When he pulled into the right lane after passing the truck, he said, Mensch passed him and then slowed down. As Salisbury's vehicle came alongside, Mensch displayed a black handgun in his palm at about lap level, Salisbury said.

“It was definitely a gun,” he said, adding that he slowed down and called 911 to report the incident.

“It just scared me,” he said. “I didn't know what was going to happen and I just pulled back.”

Shortly afterward, both men wound up pulling into the same gas station, where Mensch filled his gas tank and Salisbury described the incident to police on his cellphone, they testified.

State Trooper John Wenrich, one of the troopers who pulled over Mensch after he left the gas station, testified that he observed a black pistol under a scheduling book on the passenger's seat and that another pistol was revealed when Mensch opened his glove compartment to retrieve his driving papers.

Mensch, 65, who has concealed-weapon permits to carry both guns, denied that he displayed any weapon that afternoon, suggesting that Salisbury might have seen him holding his cellphone.

Mensch, a former state representative who won a special election to the Senate in October, is a co-sponsor of a Senate-approved bill to ease legal restrictions on the use of deadly force in self-defense in Pennsylvania. The House has passed similar legislation.

The senator claimed Salisbury was “dallying” in the passing lane when Mensch approached from behind.
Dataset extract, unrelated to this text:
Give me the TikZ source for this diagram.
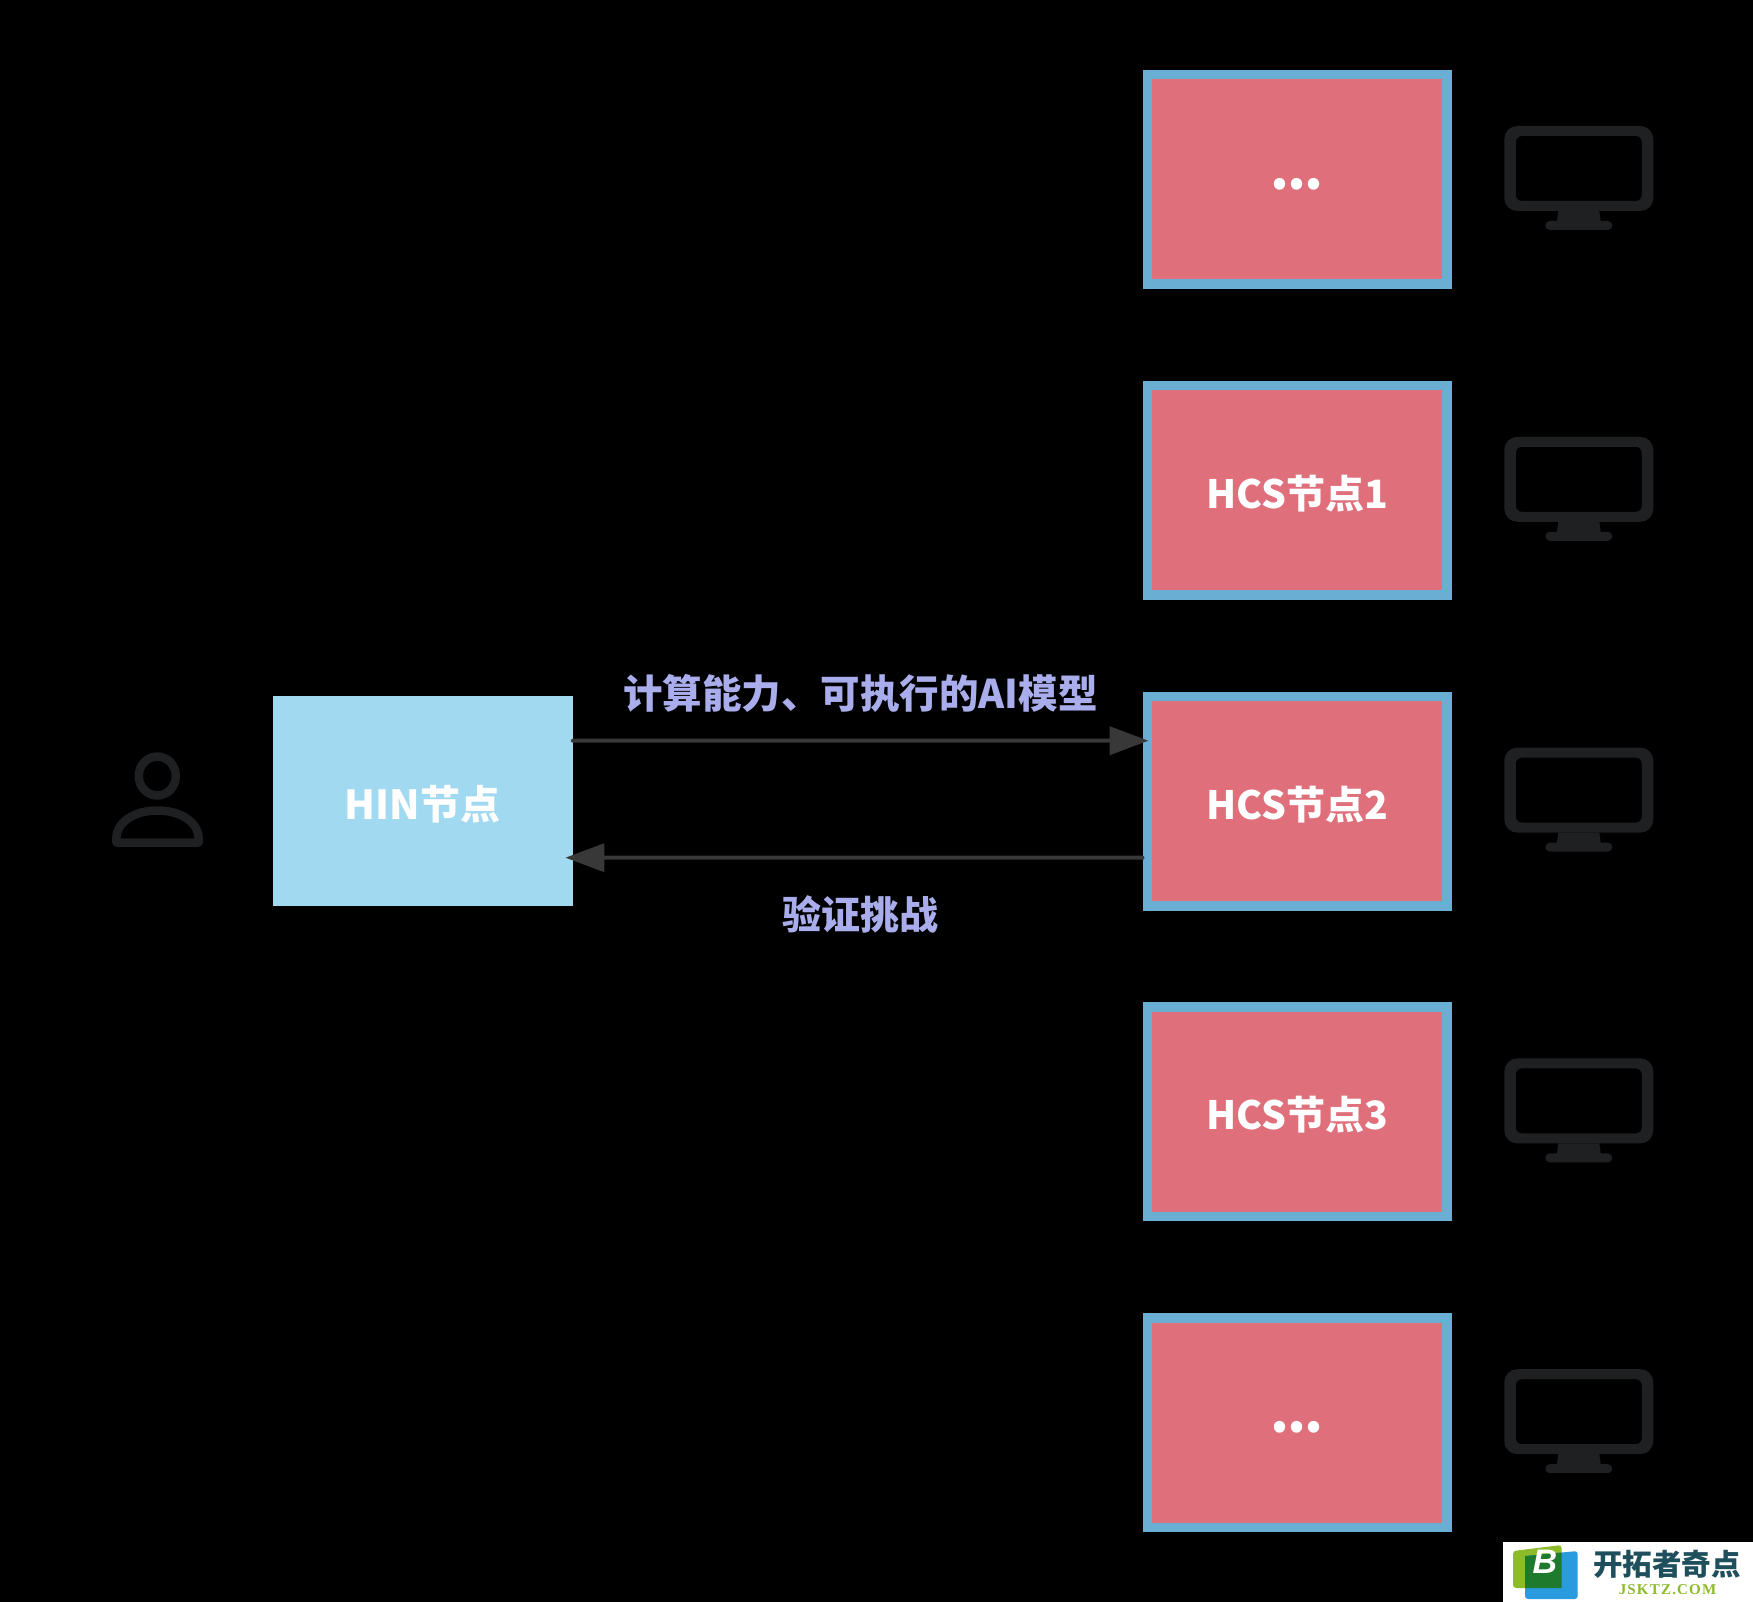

The senator said he became frightened after Salisbury pulled into the right lane because he said Salisbury made “gestures with his hand” and tailgated him until they stopped at the gas station.

“I had no sense of what this man's intent was,” he said.

Mensch acknowledged that at the gas station he took the black pistol from its box under the front seat and stuck it under his coat in the small of his back, but said he did so because he feared for his safety.

Defense attorney Rich Wagner told the judge that Mensch did nothing wrong because he never used the gun in a threatening way.

“It was never raised. It was never pointed,” he said.

Goldsmith, however, said state troopers corroborated key parts of Salisbury's version of events, and his description of the black gun undercut the defendant's contention that he was not displaying a weapon.

“That's one heck of a lucky guess,” he said.